Celebrating Creativity!

Other Side of the Mountain ~ Celebrating Creativity

A Master who lived as a hermit on a mountain was asked by a monk, "What is the Way?"
"What a fine mountain this is," the master said in reply.
"I am not asking you about the mountain, but about the Way."
"So long as you cannot go beyond the mountain, my son, you cannot
reach the Way," replied the master.

For many children, from a very early age, the gold star and the ‘good job’ is the mountain that prevents them from finding the Way. Once they enter the school systems, as most children do, the stars get bigger and brighter and the Way seems even cloudier. When giving praise or “positive reinforcement”, there is certainly a fine line between encouragement and evaluation. Children should be able to think, wonder, learn and explore without having to worry about if or how good they are at any given skill. So celebrating creativity is not about giving reward based on achievement, which in the long run is damaging. Nor is it about bribery or incentives for kids to express their creativity. Celebrating creativity is about truly exulting what gives joy to each individual child.

Celebrating Creativity
The Dalai Lama said, “Find what gives you joy and do more of it.” Celebrating the things your children have shown interest in, not just been successful in, is not just a way to say "I'm proud of you!" or to add a gold star to a chart.
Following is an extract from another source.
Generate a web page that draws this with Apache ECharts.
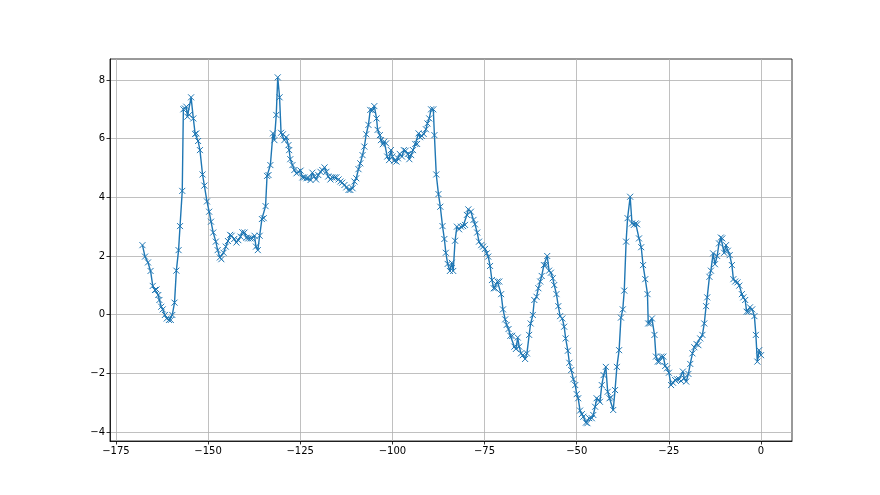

It extends far beyond that. It is also about spending quality time with children and experiencing the things s/he loves just because it is fun. Without evaluating performance, this is turn encourages children in their present and future pursuits and gives them confidence in themselves and courage to try to new things, vital ingredients in building the creative spirit.

Ways to Celebrate Together
Celebrating creativity is an exploration into a child’s passions. When children move away from needing praise in order to do something or for something they have learned, celebrations start to look a bit different and are less concerned with external motivation, if at all. The ways in which you celebrate will be as varied and unique as the children in your lives. The options are certainly wide reaching and more than the positive reinforcement, as it has come to be known.

Host an Opening
Host a gallery opening and display your child's artwork, lego creations, sculpture, sewing, or knitting. The celebrant can give a 'lecture' about her style and what she has learned.

Have a Ball
Host a game of soccer (or whatever sport your child plays). Invite family and friends and play a game together in your celebrant's honor.

Reenact
If your child's has been reading books of a certain genre, time period, or author, hold a book party and dress up like characters or stage a reenactment. Serve refreshments.

Be Jammin’
Hold recitals or jam sessions for any child learning to dance or play an instrument or for one who just like to explore in music making. Even if your child is only taking a bow and has yet to learn any particular piece, a small recital or get-together with other aspiring musicians can be wonder-filled on many levels!

Hit the Road
Host a hike in your child's honor to celebrate interest in nature or to learn more about your local forestry service.

Read All About It
Hold a book fair. Get together with your friends and share the books, poems or songs you have written. Wear sunglasses and snap your fingers !

Eat Your Heart Out
Go out to breakfast. This can be a particular treat if you or your children are often involved in morning activities that prevent you from spending that special pre-day times together. Take a midweek jaunt to your child's favorite restaurant or let your child choose dinner and 'go with the flow' even if that means you are eating pancakes with watermelon and french fries.

Yes Days
Hold a 'yes day'. Do whatever your child wants to all day long. Go on his schedule and leave when he is ready.

Honor each other.
Hold a family 'Honoring Day'. Have each family member prepare something special, share appreciations and favorite moments with each other.

Communicate
Write a poem or letters back and forth with each other. Even your pre and early readers will love communicating about things they learn and what is exciting about their lives.

Whether your child wants to have a special one on one dinner or surrounded with by friends and family, let her child choose how and with whom she would like to celebrate something she loves doing. As the focus turns away from the “good job” and more towards the exploration and celebration of joy, you will be well on your way to the other side of the mountain.

Tips for Offering Praise

• Make it specific. When giving verbal praise to your children, make sure you offer as specific praise as possible.
• Make statements instead of evaluations.
• Use questions. See previous article, The Art of Questioning for more about asking good questions.
• Smile. Offering a little look and a smile is all that need be “said” in some situations. Try to say nothing more often.